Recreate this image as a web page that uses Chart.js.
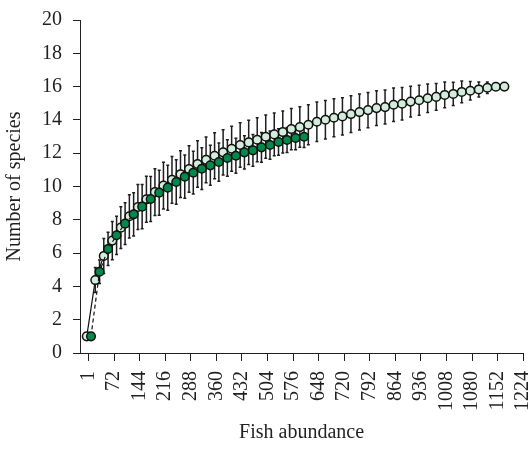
<!DOCTYPE html>
<html>
<head>
<meta charset="utf-8">
<script src="https://cdn.jsdelivr.net/npm/chart.js@4.4.1/dist/chart.umd.min.js"></script>
<style>
  html, body { margin: 0; padding: 0; background: #fff; }
  #wrap { width: 529px; height: 450px; }
</style>
</head>
<body>
<div id="wrap"><canvas id="chart" width="529" height="450"></canvas></div>
<script>
// Curvas de acumulación de especies

const sampleSizes = [1, 25, 49, 73, 97, 121, 145, 169, 193, 217, 241, 265, 289, 313, 337, 361, 385,
  409, 433, 457, 481, 505, 529, 553, 577, 601, 625, 649, 673, 697, 721, 745, 769, 793, 817, 841,
  865, 889, 913, 937, 961, 985, 1009, 1033, 1057, 1081, 1105, 1129, 1153, 1177];

const totalSpecies = [1.0, 4.38, 5.83, 6.75, 7.53, 8.21, 8.77, 9.23, 9.66, 10.05, 10.40, 10.74, 11.05,
  11.35, 11.6, 11.85, 12.05, 12.27, 12.49, 12.65, 12.81, 12.99, 13.13, 13.27, 13.45, 13.57, 13.71,
  13.89, 14.01, 14.13, 14.21, 14.35, 14.47, 14.59, 14.71, 14.77, 14.91, 14.97, 15.10, 15.18, 15.30,
  15.38, 15.50, 15.56, 15.68, 15.75, 15.83, 15.93, 15.99, 16.0];
const totalSd = [0, 0.75, 1.05, 1.15, 1.25, 1.3, 1.35, 1.38, 1.4, 1.4, 1.4, 1.4, 1.4, 1.4, 1.38,
  1.38, 1.36, 1.35, 1.34, 1.33, 1.32, 1.3, 1.28, 1.26, 1.24, 1.22, 1.2, 1.18, 1.16, 1.14, 1.12,
  1.1, 1.08, 1.06, 1.04, 1.02, 1.0, 0.98, 0.92, 0.9, 0.86, 0.8, 0.77, 0.7, 0.65, 0.55, 0.45, 0.35,
  0.2, 0];

const subsetSpecies = [1.0, 4.88, 6.25, 7.07, 7.77, 8.33, 8.79, 9.25, 9.63, 9.93, 10.27, 10.59, 10.83,
  11.07, 11.27, 11.47, 11.71, 11.85, 12.05, 12.17, 12.35, 12.49, 12.67, 12.79, 12.91, 12.99];
const subsetSd = [0, 0.7, 1.0, 1.15, 1.25, 1.3, 1.33, 1.35, 1.35, 1.35, 1.33, 1.3, 1.28, 1.25, 1.2,
  1.15, 1.1, 1.05, 1.0, 0.95, 0.9, 0.85, 0.8, 0.75, 0.7, 0.65];

const xTicks = [1, 72, 144, 216, 288, 360, 432, 504, 576, 648, 720, 792, 864, 936, 1008, 1080, 1152, 1224];
const yTicks = [0, 2, 4, 6, 8, 10, 12, 14, 16, 18, 20];

const FONT = "'Liberation Serif', 'DejaVu Serif', serif";
const INK = '#231f20';
const DODGE = 6; // desplazamiento horizontal entre series

function points(values, shift) {
  return values.map((v, i) => ({ x: sampleSizes[i] + shift, y: v }));
}

// barras de error dibujadas con las escalas del gráfico
const errorBars = {
  id: 'errorBars',
  beforeDatasetsDraw(chart) {
    const { ctx, scales: { x, y } } = chart;
    ctx.save();
    ctx.strokeStyle = '#1e1e1e';
    ctx.lineWidth = 1.5;
    chart.data.datasets.forEach((ds) => {
      if (!ds.errors) return;
      ds.data.forEach((p, i) => {
        const e = ds.errors[i];
        if (!e) return;
        const px = x.getPixelForValue(p.x);
        const top = y.getPixelForValue(p.y + e);
        const bot = y.getPixelForValue(p.y - e);
        ctx.beginPath();
        ctx.moveTo(px, top); ctx.lineTo(px, bot);
        ctx.moveTo(px - 1.5, top); ctx.lineTo(px + 1.5, top);
        ctx.moveTo(px - 1.5, bot); ctx.lineTo(px + 1.5, bot);
        ctx.stroke();
      });
    });
    ctx.restore();
  }
};

new Chart(document.getElementById('chart'), {
  type: 'scatter',
  data: {
    datasets: [
      {
        label: 'subset',
        data: points(subsetSpecies, DODGE),
        errors: subsetSd,
        showLine: true,
        borderColor: '#111',
        borderWidth: 1.2,
        borderDash: [4, 3],
        pointBackgroundColor: '#00894a',
        pointBorderColor: '#111',
        pointBorderWidth: 1.5,
        pointRadius: 4.3,
        order: 1
      },
      {
        label: 'total',
        data: points(totalSpecies, -DODGE),
        errors: totalSd,
        showLine: true,
        borderColor: '#111',
        borderWidth: 1.2,
        pointBackgroundColor: '#d3ecdc',
        pointBorderColor: '#111',
        pointBorderWidth: 1.5,
        pointRadius: 4.3,
        order: 2
      }
    ]
  },
  options: {
    responsive: false,
    animation: false,
    layout: { padding: { top: 20, right: 5.5, left: 0, bottom: 0 } },
    plugins: { legend: { display: false }, tooltip: { enabled: false } },
    scales: {
      x: {
        type: 'linear',
        min: -24,
        max: 1224,
        afterBuildTicks: (s) => { s.ticks = xTicks.map(v => ({ value: v })); },
        afterFit: (s) => { s.height = 97; s.paddingLeft = 0; s.paddingRight = 0; },
        grid: { drawOnChartArea: false, drawTicks: true, tickLength: 8, color: INK, lineWidth: 1 },
        border: { color: INK, width: 1 },
        ticks: {
          autoSkip: false,
          minRotation: 90, maxRotation: 90, padding: 10,
          color: INK, font: { family: FONT, size: 20 },
          callback: (v) => String(v)
        },
        title: {
          display: true, text: 'Fish abundance', color: INK,
          font: { family: FONT, size: 20 }, padding: { top: 4, bottom: 5 }
        }
      },
      y: {
        min: 0,
        max: 20,
        afterBuildTicks: (s) => { s.ticks = yTicks.map(v => ({ value: v })); },
        afterFit: (s) => { s.width = 80; s.paddingTop = 0; s.paddingBottom = 0; },
        grid: { drawOnChartArea: false, drawTicks: true, tickLength: 7, color: INK, lineWidth: 1 },
        border: { color: INK, width: 1 },
        ticks: { padding: 11, color: INK, font: { family: FONT, size: 20 } },
        title: {
          display: true, text: 'Number of species', color: INK,
          font: { family: FONT, size: 20 }, padding: { top: 3, bottom: 4 }
        }
      }
    }
  },
  plugins: [errorBars]
});
</script>
</body>
</html>
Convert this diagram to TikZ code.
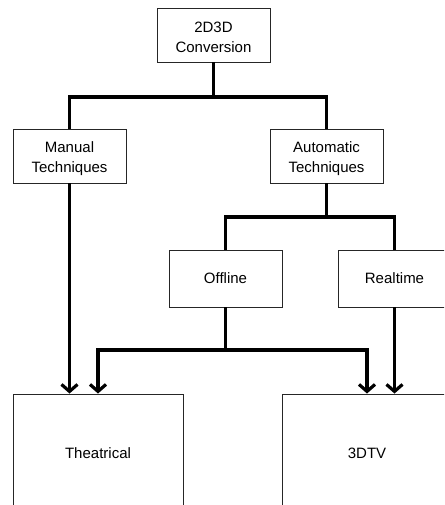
\documentclass[tikz,border=0pt]{standalone}
\usepackage{fontspec}
\setmainfont{Liberation Sans}
\usetikzlibrary{arrows.meta}
\begin{document}
\begin{tikzpicture}[x=1pt,y=-1pt,
  box/.style={draw=black!85, line width=0.9pt, fill=white, inner sep=0pt,
    align=center, font=\fontsize{15}{20}\selectfont},
  small/.style={box, minimum width=113pt, minimum height=54pt},
  mid/.style={box, minimum width=113pt, minimum height=57pt},
  big/.style={box, minimum width=170pt, minimum height=118pt},
  txt/.style={inner sep=0pt, align=center, font=\fontsize{15}{20}\selectfont},
  link/.style={line width=3.6pt, line cap=butt, line join=miter},
  tip/.style={link, -{Straight Barb[length=7pt,width=16pt,line width=3.2pt]}}]
  \useasboundingbox (0,0) rectangle (444,505);
  \clip (0,0) rectangle (444,505);

  % boxes
  \node[small] (conv) at (213.5,35) {};
  \node[small] (manual) at (69.5,156) {};
  \node[small] (auto) at (326.5,156) {};
  \node[mid] (offline) at (225.5,278.5) {Offline};
  \node[mid] (realtime) at (394.5,278.5) {Realtime};
  \node[big] (theatre) at (98,453) {Theatrical};
  \node[big] (tv) at (367,453) {3DTV};

  % two-line captions, set a little below the box centres
  \node[txt] (convtxt) at ([yshift=-2.7pt]conv.center) {2D3D\\Conversion};
  \node[txt] (manualtxt) at ([yshift=-3pt]manual.center) {Manual\\Techniques};
  \node[txt] (autotxt) at ([yshift=-3pt]auto.center) {Automatic\\Techniques};

  % junction points of the tree
  \coordinate (j1) at (213.5,97);
  \coordinate (j2) at (326.5,217);
  \coordinate (j3) at (225.5,350);

  % connectors
  \draw[link] (conv.south) -- (j1) -| (manual.north);
  \draw[link] (j1) -| (auto.north);
  \draw[link] (auto.south) -- (j2) -| (offline.north);
  \draw[link] (j2) -| (realtime.north);
  \draw[link] (offline.south) -- (j3);
  \draw[tip] (j3) -| (theatre.north);
  \draw[tip] (j3) -| (tv.north);
  \draw[tip] (manual.south) -- (manual.south |- theatre.north);
  \draw[tip] (realtime.south) -- (realtime.south |- tv.north);
\end{tikzpicture}
\end{document}
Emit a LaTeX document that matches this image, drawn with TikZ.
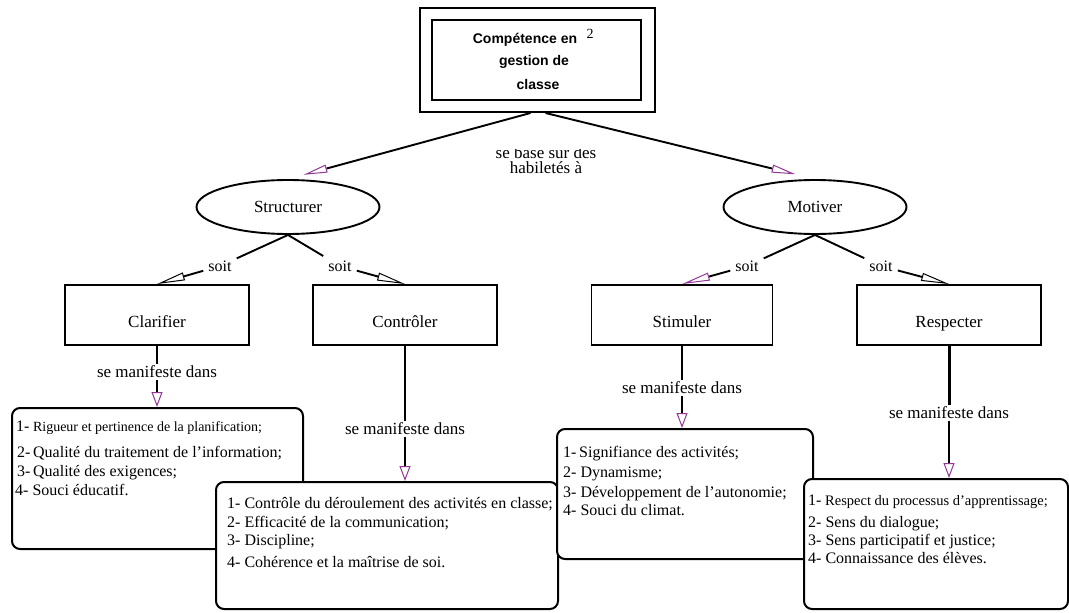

(Goal)
Would you reproduce the lines above, from the very first through the line containing "// Curvas de acumulación de especies", exactly and without the pictures?

(Task output)
Recreate this image as a web page that uses Chart.js.
<!DOCTYPE html>
<html>
<head>
<meta charset="utf-8">
<script src="https://cdn.jsdelivr.net/npm/chart.js@4.4.1/dist/chart.umd.min.js"></script>
<style>
  html, body { margin: 0; padding: 0; background: #fff; }
  #wrap { width: 529px; height: 450px; }
</style>
</head>
<body>
<div id="wrap"><canvas id="chart" width="529" height="450"></canvas></div>
<script>
// Curvas de acumulación de especies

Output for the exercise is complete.